A representative of Egyptian Medical Syndicate, a professional group in Egypt, who is a family member of one of the detainees told Human Rights Watch that authorities permitted the detainees to phone family members on February 7, but that such contact is irregular and that the detainees' specific whereabouts remain unknown.
The detention of the Egyptians, including holding them incommunicado for up to two months, appears to violate Emirati and international law, and is therefore arbitrary. It has followed on the heels of similar violations of the rights of 94 Emiratis also detained arbitrarily for months without charges amid a broader crackdown on freedom of expression and critics of the government. On January 27, the UAE attorney general accused the 94 of "seeking to seize power in the country." Authorities have referred the 94 to the Federal Supreme Court for trial.
The whereabouts of 64 of these detainees with ties to a peaceful Islamist group, al-Islah, remain unknown, prompting concern for their safety. The Emirati detainees include two prominent human rights lawyers, Mohammed al-Roken and Mohammed al-Mansoori, as well as judges, teachers, and student leaders. Human Rights Watch has previously documented how lawyers employed by the only Emirati law firm currently offering legal assistance to the detainees have been arrested, deported, and intimidated.

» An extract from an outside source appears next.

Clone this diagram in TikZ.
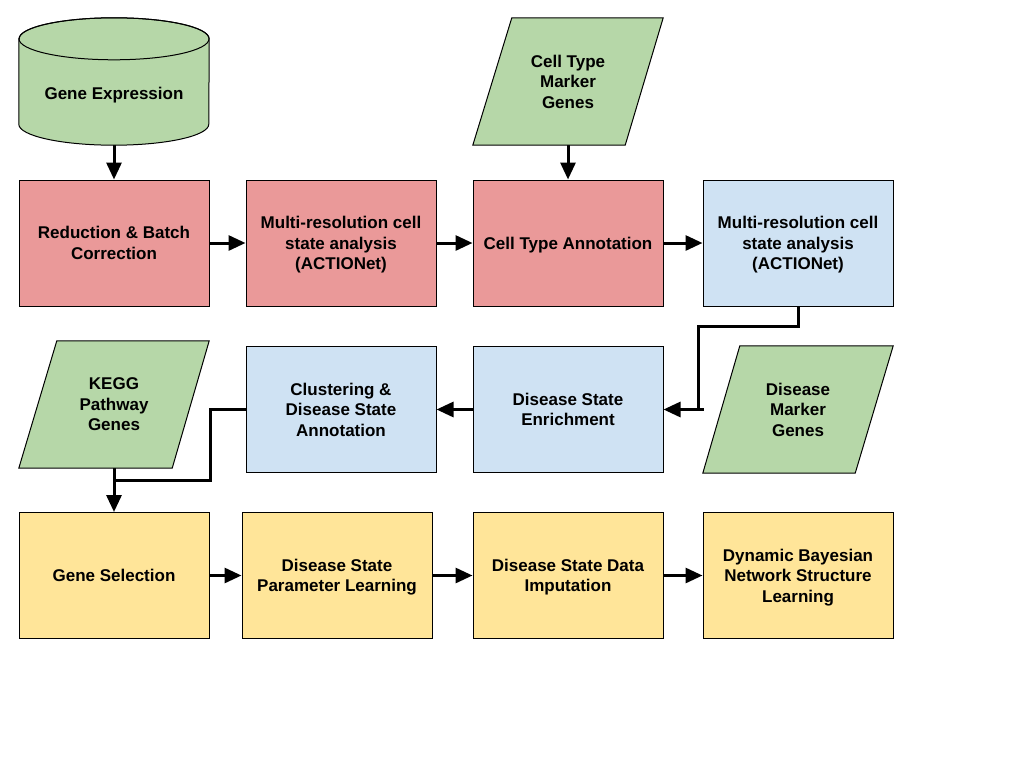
\documentclass[tikz,border=0pt]{standalone}
\usepackage{fontspec}
\setmainfont{Liberation Sans}
\usetikzlibrary{arrows.meta,calc}
\definecolor{cred}{HTML}{EA9999}
\definecolor{cgreen}{HTML}{B6D7A8}
\definecolor{cblue}{HTML}{CFE2F3}
\definecolor{cyellow}{HTML}{FFE599}
\pgfdeclarelayer{bg}
\pgfdeclarelayer{shapes}
\pgfsetlayers{bg,shapes,main}
\tikzset{
  base/.style={minimum width=190pt, minimum height=126pt, inner sep=2pt, align=center,
    text depth=0pt, font=\fontsize{17}{20.5}\selectfont\bfseries},
  box/.style={base, draw=black, line width=1pt, fill=#1},
  ghost/.style={base, minimum height=127pt},
  shapeline/.style={draw=black, line width=1pt},
  conn/.style={line width=3pt, line cap=rect, line join=miter},
  arr/.style={line width=3pt, -{Triangle[length=17pt,width=15pt]}},
}
\begin{document}
\begin{tikzpicture}[x=1pt,y=-1pt]
\useasboundingbox (0,0) rectangle (1024,768);
% row 1
\node[ghost] (ge) at (114,81.5) {};
\node[base, minimum height=0pt, minimum width=0pt] (getxt) at (114,93) {Gene Expression};
\node[ghost] (ctm) at (568,81.5) {Cell Type\\Marker\\Genes};
\node[box=cred] (rbc) at (114,243) {Reduction \& Batch\\Correction};
\node[box=cred] (mrc1) at (341,243) {Multi-resolution cell\\state analysis\\(ACTIONet)};
\node[box=cred] (cta) at (568,243) {Cell Type Annotation};
\node[box=cblue] (mrc2) at (798,243) {Multi-resolution cell\\state analysis\\(ACTIONet)};
% row 2
\node[ghost] (kegg) at (114,404.5) {KEGG\\Pathway\\Genes};
\node[box=cblue] (cds) at (341,409.5) {Clustering \&\\Disease State\\Annotation};
\node[box=cblue] (dse) at (568,409.5) {Disease State\\Enrichment};
\node[ghost] (dmg) at (798,409.5) {Disease\\Marker\\Genes};
% row 3
\node[box=cyellow] (gs) at (114,575.5) {Gene Selection};
\node[box=cyellow] (dspl) at (337,575.5) {Disease State\\Parameter Learning};
\node[box=cyellow] (dsdi) at (568,575.5) {Disease State Data\\Imputation};
\node[box=cyellow] (dbn) at (798,575.5) {Dynamic Bayesian\\Network Structure\\Learning};

\begin{pgfonlayer}{shapes}
  % cylinder
  \path[shapeline, fill=cgreen]
    ($(ge.north west)+(0,21)$) -- ($(ge.south west)+(0,-21)$)
    arc[start angle=180, end angle=360, x radius=95pt, y radius=21pt]
    -- ($(ge.north east)+(0,21)$)
    arc[start angle=0, end angle=180, x radius=95pt, y radius=21pt] -- cycle;
  \draw[shapeline] ($(ge.north)+(0,21)$) ellipse[x radius=95pt, y radius=21pt];
  % parallelograms
  \path[shapeline, fill=cgreen] (ctm.south west) -- ($(ctm.north west)+(39,0)$)
    -- (ctm.north east) -- ($(ctm.south east)+(-38,0)$) -- cycle;
  \path[shapeline, fill=cgreen] (kegg.south west) -- ($(kegg.north west)+(38,0)$)
    -- (kegg.north east) -- ($(kegg.south east)+(-37,0)$) -- cycle;
  \path[shapeline, fill=cgreen] (dmg.south west) -- ($(dmg.north west)+(37,0)$)
    -- (dmg.north east) -- ($(dmg.south east)+(-38,0)$) -- cycle;
\end{pgfonlayer}

\coordinate (j1) at (698,409.5);
\coordinate (j2) at (114,480);
\begin{pgfonlayer}{bg}
  \draw[arr] (ge.south) -- (rbc.north);
  \draw[arr] (ctm.south) -- (cta.north);
  \draw[arr] (rbc.east) -- (mrc1.west);
  \draw[arr] (mrc1.east) -- (cta.west);
  \draw[arr] (cta.east) -- (mrc2.west);
  \draw[conn] (mrc2.south) -- ++(0,20) -| (j1);
  \draw[conn] (dmg.west) -- (j1);
  \draw[arr] (j1) -- (dse.east);
  \draw[arr] (dse.west) -- (cds.east);
  \draw[conn] (cds.west) -- (210,409.5) |- (j2);
  \draw[conn] (kegg.south) -- (j2);
  \draw[arr] (j2) -- (gs.north);
  \draw[arr] (gs.east) -- (dspl.west);
  \draw[arr] (dspl.east) -- (dsdi.west);
  \draw[arr] (dsdi.east) -- (dbn.west);
\end{pgfonlayer}
\end{tikzpicture}
\end{document}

The Arab Charter on Human Rights, to which the UAE is signatory, guarantees that "anyone who is arrested shall be informed, at the time of arrest … of the reasons for his arrest and shall be promptly informed of any charges against him. He shall be entitled to contact his family members" (article 14.3). It also states that "anyone arrested or detained on a criminal charge shall be brought promptly before a judge or other officer authorized by law to exercise judicial power and shall be entitled to trial within a reasonable time or to release."
With regard to the Egyptian detainees, international law recognizes that detained foreign nationals may be at a disadvantage or have problems preparing their defense. The UAE is a States Party to the Vienna Convention on Consular Relations, article 36 (c) of which states that consular officers "shall have the right to visit a national of the sending State who is in prison, custody or detention." The purpose of this article is to ensure that detainees have the benefit of conferring with their consul, to satisfy their right to a trial with the proper guarantees.
"If the UAE government can show the Egyptian detainees have engaged in criminal behavior, why hasn't it charged them with a crime." Houry said. "Authorities should stop this shameful practice of arresting people only to hold them without charge for months on end."